I’m tempted to leave it at that, but I’m left wondering about the whole “generational complaint” business.

To say that something is a generational complaint suggests that we are dealing with old men yelling, “Get off my lawn.” It conjures up the image of hapless adults hopelessly out of sync with the brilliant exuberance of the young. It is, in other words, to dismiss whatever claim is being made. Granted, Hermann has given us a more sensitive and nuanced discussion of the matter, but even in his account too much ground is ceded to this kind of framing.

If we are dealing with a generational complaint, what exactly do we mean by that? Ostensibly that the old are lodging a predictable kind of complaint against the young, a complaint that amounts to little more than an unwillingness to comprehend the new or clinging desperately to the familiar. Looked at this way, the framing implies that the old, by virtue of their age, are the ones out of step with reality.

But what if the generational complaint is framed rather as a function of coming into responsible adulthood. Hermann approaches this perspective when he writes, “Screen Addiction is a new way for kids to be blithe and oblivious; in this sense, it is empowering to the children, who have been terrible all along.” So when a person complains that they are being ignored by someone enthralled by their device, are they showing their age or merely demanding a basic degree of decency?

Yes, children are wont to be blithe and oblivious, often cruelly indifferent to the needs of others. Traditionally, we have sought to remedy that obliviousness and self-centeredness. Indeed, coming into adulthood more or less entails gaining some measure of control over our naturally self-centered impulses for our own good and for the sake of others. In this light, asking a child–whether age seven or thirty-seven–to lay their device aside long enough to acknowledge the presence of another human being is simply to ask them to grow up.

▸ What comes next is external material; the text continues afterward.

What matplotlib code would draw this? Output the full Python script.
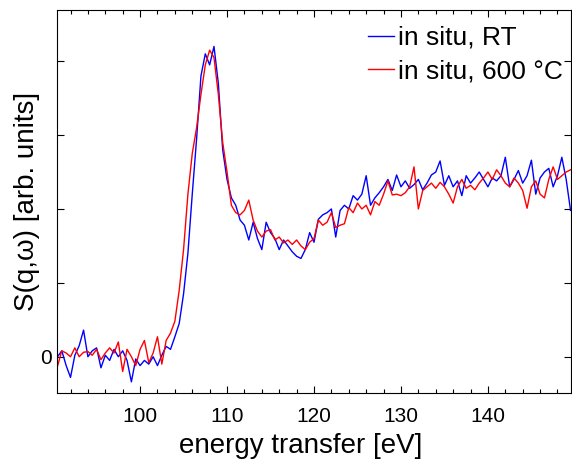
import numpy as np
import matplotlib
matplotlib.use('Agg')
import matplotlib.pyplot as plt
from matplotlib.ticker import MultipleLocator

plt.rcParams['font.family'] = ['Liberation Sans', 'DejaVu Sans']

# energy grid [eV], 0.5 eV steps from 90.5 to 149.5
energy = np.arange(90.5, 149.51, 0.5)

# S(q,w) in situ at room temperature (arb. units)
s_rt = [
    0.0, 0.08, -0.12, -0.28, 0.02, 0.15, 0.36, 0.0, 0.08, 0.12,
    -0.15, 0.02, -0.05, 0.1, 0.0, 0.08, -0.05, -0.34, -0.03, -0.12,
    -0.05, -0.1, 0.0, -0.12, 0.02, 0.14, 0.1, 0.27, 0.45, 0.85,
    1.4, 2.2, 2.95, 3.8, 4.1, 3.95, 4.2, 3.7, 2.8, 2.4,
    2.15, 2.05, 1.85, 1.78, 1.58, 1.82, 1.6, 1.45, 1.82, 1.68,
    1.6, 1.45, 1.58, 1.5, 1.42, 1.36, 1.33, 1.45, 1.68, 1.55,
    1.86, 1.92, 1.95, 2.0, 1.62, 1.98, 2.05, 2.0, 2.18, 2.12,
    2.2, 2.45, 2.05, 2.15, 2.22, 2.3, 2.4, 2.25, 2.46, 2.3,
    2.38, 2.28, 2.33, 2.4, 2.26, 2.35, 2.46, 2.5, 2.65, 2.32,
    2.45, 2.3, 2.38, 2.18, 2.45, 2.35, 2.42, 2.5, 2.4, 2.3,
    2.42, 2.38, 2.45, 2.7, 2.3, 2.4, 2.52, 2.35, 2.45, 2.66,
    2.2, 2.42, 2.5, 2.55, 2.3, 2.45, 2.7, 2.4, 1.98,
]

# S(q,w) in situ at 600 C
s_600 = [
    -0.13, 0.08, 0.05, 0.0, 0.12, 0.0, 0.06, 0.07, 0.02, 0.1,
    -0.04, 0.05, 0.12, 0.05, 0.2, -0.2, 0.1, 0.0, -0.12, 0.1,
    0.22, -0.08, 0.05, 0.27, -0.1, 0.22, 0.32, 0.48, 0.9, 1.45,
    2.2, 2.75, 3.1, 3.55, 3.95, 4.15, 4.05, 3.55, 2.9, 2.5,
    2.05, 1.95, 1.92, 1.98, 2.12, 1.85, 1.7, 1.62, 1.7, 1.72,
    1.58, 1.62, 1.54, 1.58, 1.52, 1.58, 1.5, 1.45, 1.55, 1.6,
    1.85, 1.78, 1.82, 1.95, 1.75, 1.78, 1.8, 2.02, 1.95, 2.08,
    2.0, 2.05, 1.92, 2.1, 2.05, 2.2, 2.38, 2.19, 2.2, 2.18,
    2.22, 2.3, 2.57, 2.0, 2.25, 2.3, 2.35, 2.28, 2.36, 2.3,
    2.2, 2.08, 2.3, 2.4, 2.28, 2.32, 2.26, 2.35, 2.42, 2.5,
    2.4, 2.53, 2.45, 2.35, 2.3, 2.42, 2.35, 2.25, 2.01, 2.3,
    2.38, 2.2, 2.15, 2.4, 2.57, 2.4, 2.45, 2.5, 2.53,
]

fig = plt.figure(figsize=(5.72, 4.65), dpi=100)
ax = fig.add_axes([0.0997, 0.155, 0.8985, 0.823])

ax.plot(energy, s_rt, color='#0000ff', lw=1.0, label='in situ, RT')
ax.plot(energy, s_600, color='#ff0000', lw=1.0, label='in situ, 600 \u00b0C')

ax.set_xlim(90.45, 149.55)
ax.set_ylim(-0.49, 4.69)
ax.set_xticks([100, 110, 120, 130, 140])
ax.xaxis.set_minor_locator(MultipleLocator(2))
ax.set_yticks([0, 1, 2, 3, 4])
ax.set_yticklabels(['0', '', '', '', ''])

ax.tick_params(which='both', direction='in', top=True, right=True,
               labelsize=15, width=0.8)
ax.tick_params(which='major', length=5)
ax.tick_params(which='minor', length=3)
ax.tick_params(axis='x', which='major', pad=10)
for sp in ax.spines.values():
    sp.set_linewidth(0.8)

ax.set_xlabel('energy transfer [eV]', fontsize=20)
ax.xaxis.set_label_coords(0.475, -0.105, transform=ax.transAxes)
ax.xaxis.label.set_va('top')
ax.set_ylabel('S(q,\u03c9) [arb. units]', fontsize=20, labelpad=0)

ax.legend(loc='upper right', bbox_to_anchor=(1.0, 0.98), frameon=False,
          fontsize=19, handlelength=1.0, handletextpad=0.15,
          labelspacing=0.35, borderaxespad=0.0, borderpad=0.3)

fig.savefig('out.png', dpi=100)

Others have taken a different tack in response to Brody and Hermann. Jason Kottke arrives at this conclusion:

“People on smartphones are not anti-social. They’re super-social. Phones allow people to be with the people they love the most all the time, which is the way humans probably used to be, until technology allowed for greater freedom of movement around the globe. People spending time on their phones in the presence of others aren’t necessarily rude because rudeness is a social contract about appropriate behavior and, as Hermann points out, social norms can vary widely between age groups. Playing Minecraft all day isn’t necessarily a waste of time. The real world and the virtual world each have their own strengths and weaknesses, so it’s wise to spend time in both.”

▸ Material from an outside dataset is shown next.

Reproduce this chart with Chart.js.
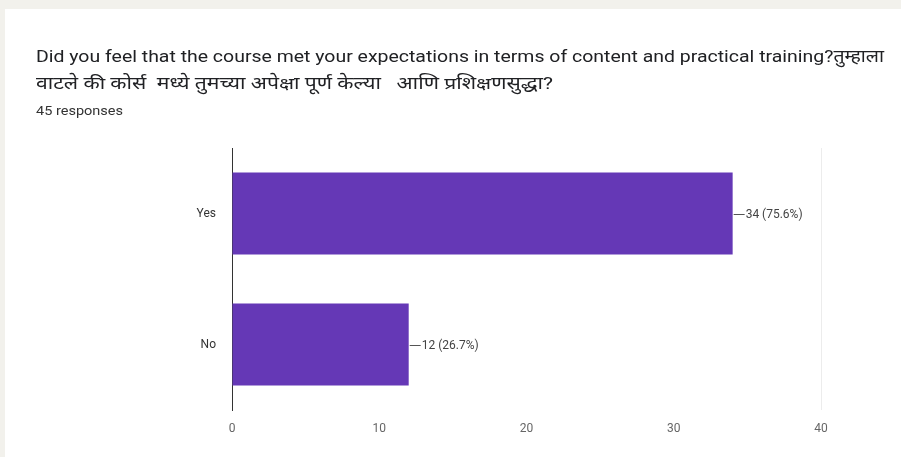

Of course. The question, however, is how do we allocate the time we spend in each. Also, I’m not quite sure what to make of his claim about rudeness and the social contract except that it seems to suggest that it’s not rudeness if you decide you don’t like the terms of the social contract that renders it so. Sorry Grandma, I don’t recognize the social contract by which I’m supposed to acknowledge your presence and render to you a modicum of my attention and affection.

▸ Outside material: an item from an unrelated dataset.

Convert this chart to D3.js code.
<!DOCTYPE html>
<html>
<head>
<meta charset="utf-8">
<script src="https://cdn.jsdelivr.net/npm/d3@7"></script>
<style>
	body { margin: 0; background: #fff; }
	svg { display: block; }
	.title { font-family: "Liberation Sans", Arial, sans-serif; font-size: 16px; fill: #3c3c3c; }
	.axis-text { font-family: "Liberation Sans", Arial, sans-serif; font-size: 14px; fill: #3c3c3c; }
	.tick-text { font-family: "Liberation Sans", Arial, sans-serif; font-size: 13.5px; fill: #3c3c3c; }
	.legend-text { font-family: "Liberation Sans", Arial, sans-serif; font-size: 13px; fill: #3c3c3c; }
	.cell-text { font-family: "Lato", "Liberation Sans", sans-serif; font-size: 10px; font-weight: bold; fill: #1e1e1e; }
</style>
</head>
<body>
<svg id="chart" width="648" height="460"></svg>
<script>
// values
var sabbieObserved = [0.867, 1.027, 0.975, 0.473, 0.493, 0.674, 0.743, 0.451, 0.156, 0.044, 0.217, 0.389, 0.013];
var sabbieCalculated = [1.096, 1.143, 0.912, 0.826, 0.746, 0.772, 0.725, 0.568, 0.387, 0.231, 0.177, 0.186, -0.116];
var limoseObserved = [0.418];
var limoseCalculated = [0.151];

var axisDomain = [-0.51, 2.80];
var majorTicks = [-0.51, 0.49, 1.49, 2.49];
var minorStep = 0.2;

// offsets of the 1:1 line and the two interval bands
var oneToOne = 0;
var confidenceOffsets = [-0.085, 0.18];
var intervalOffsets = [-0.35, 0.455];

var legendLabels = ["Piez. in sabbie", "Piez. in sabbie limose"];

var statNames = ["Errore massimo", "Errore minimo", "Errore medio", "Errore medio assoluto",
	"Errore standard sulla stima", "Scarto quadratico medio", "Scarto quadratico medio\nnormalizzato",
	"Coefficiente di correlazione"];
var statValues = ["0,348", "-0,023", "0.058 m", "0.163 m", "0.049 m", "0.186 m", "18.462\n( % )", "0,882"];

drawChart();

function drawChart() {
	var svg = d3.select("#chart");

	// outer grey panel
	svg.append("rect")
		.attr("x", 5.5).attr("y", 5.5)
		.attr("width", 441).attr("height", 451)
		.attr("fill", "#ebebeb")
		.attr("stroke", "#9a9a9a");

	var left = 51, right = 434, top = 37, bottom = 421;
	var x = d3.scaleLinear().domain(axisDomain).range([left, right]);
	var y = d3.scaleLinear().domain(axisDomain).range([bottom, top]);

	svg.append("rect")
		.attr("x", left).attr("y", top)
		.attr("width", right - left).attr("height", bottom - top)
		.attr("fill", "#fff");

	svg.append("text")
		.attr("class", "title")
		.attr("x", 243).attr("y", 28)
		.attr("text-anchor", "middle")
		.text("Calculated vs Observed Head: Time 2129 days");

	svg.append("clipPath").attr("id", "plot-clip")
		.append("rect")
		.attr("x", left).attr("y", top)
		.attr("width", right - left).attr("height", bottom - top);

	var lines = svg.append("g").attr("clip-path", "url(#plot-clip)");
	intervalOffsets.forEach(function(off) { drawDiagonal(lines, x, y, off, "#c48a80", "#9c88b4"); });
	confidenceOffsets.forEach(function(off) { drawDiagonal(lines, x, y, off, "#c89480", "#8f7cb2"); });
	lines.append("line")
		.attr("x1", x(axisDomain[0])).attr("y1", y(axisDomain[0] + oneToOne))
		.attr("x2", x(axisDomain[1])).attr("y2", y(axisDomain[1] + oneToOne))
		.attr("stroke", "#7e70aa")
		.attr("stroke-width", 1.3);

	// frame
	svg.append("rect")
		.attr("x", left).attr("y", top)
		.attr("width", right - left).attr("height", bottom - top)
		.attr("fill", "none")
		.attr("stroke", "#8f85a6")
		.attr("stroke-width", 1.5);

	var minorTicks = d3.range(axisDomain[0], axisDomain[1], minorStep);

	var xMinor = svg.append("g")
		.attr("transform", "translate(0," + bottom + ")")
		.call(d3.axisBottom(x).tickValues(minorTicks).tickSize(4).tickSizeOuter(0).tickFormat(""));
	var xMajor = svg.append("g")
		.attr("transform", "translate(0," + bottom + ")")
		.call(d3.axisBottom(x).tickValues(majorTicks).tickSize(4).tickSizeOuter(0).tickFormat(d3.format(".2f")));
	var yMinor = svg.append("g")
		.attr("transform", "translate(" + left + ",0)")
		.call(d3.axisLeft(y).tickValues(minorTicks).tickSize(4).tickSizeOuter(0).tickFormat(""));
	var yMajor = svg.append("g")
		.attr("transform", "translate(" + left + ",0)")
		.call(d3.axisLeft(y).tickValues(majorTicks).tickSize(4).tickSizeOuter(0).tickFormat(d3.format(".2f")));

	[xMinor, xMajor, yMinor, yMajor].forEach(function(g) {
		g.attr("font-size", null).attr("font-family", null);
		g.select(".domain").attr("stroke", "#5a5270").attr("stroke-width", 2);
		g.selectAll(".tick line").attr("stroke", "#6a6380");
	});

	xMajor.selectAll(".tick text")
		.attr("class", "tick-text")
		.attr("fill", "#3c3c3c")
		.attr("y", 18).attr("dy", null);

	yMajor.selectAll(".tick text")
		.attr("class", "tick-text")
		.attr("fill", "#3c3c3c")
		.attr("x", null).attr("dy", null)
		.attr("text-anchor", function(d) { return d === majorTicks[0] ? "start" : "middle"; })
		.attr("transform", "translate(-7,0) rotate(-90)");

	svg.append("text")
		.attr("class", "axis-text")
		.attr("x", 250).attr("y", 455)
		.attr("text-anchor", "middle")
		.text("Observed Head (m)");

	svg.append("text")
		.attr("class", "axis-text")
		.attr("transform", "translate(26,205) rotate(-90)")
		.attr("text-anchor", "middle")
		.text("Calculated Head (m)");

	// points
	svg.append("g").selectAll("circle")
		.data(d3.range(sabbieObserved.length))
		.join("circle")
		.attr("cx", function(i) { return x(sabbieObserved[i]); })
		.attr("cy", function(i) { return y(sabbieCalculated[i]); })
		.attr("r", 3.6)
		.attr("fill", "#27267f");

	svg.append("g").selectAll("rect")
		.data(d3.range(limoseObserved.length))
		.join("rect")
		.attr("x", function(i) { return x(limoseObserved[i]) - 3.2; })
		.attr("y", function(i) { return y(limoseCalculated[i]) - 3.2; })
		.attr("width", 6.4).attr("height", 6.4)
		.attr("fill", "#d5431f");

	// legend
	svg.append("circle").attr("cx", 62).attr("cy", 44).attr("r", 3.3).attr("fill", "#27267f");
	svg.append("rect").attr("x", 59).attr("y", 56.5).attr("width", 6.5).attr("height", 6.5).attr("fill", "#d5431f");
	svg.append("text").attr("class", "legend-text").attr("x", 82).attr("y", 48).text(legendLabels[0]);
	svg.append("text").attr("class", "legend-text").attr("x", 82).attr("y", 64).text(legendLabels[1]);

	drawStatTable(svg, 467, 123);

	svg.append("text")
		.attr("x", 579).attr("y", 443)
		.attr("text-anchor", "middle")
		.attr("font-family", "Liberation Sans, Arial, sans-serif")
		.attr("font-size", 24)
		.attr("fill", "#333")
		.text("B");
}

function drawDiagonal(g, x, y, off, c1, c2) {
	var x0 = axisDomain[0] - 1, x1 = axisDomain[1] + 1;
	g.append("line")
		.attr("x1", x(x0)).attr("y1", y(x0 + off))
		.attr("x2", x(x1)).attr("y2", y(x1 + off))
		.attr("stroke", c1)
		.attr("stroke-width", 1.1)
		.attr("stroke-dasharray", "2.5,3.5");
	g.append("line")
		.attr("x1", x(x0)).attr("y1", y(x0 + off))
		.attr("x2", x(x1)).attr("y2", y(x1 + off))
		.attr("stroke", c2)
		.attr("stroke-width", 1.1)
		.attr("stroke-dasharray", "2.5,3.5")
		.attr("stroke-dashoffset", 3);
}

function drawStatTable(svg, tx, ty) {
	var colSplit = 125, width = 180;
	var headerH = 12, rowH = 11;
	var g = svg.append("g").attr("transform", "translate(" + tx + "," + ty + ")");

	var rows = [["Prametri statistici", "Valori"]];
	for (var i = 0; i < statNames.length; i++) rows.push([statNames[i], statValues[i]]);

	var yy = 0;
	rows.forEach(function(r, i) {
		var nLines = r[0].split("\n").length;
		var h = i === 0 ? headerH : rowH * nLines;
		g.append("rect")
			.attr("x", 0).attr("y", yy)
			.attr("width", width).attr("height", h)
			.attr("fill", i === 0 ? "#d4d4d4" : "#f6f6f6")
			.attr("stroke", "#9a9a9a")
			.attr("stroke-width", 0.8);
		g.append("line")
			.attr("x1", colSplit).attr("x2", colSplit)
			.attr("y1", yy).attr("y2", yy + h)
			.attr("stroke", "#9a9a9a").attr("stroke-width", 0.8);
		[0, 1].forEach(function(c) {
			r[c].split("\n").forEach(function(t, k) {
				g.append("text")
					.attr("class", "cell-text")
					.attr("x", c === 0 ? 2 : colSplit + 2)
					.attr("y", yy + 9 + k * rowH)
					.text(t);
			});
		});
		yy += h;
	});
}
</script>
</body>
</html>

Yes, digital devices have given us the power to decide who is worthy of our attention minute by minute. Advocates of this constant connectivity–many of them, like Facebook, acting out of obvious self-interest–want us to believe this is an unmitigated good and that we should exercise this power with impunity. But–how to say this without sounding alarmist–encouraging people to habitually render other human beings unworthy of their attention seems like a poor way to build a just and equitable society.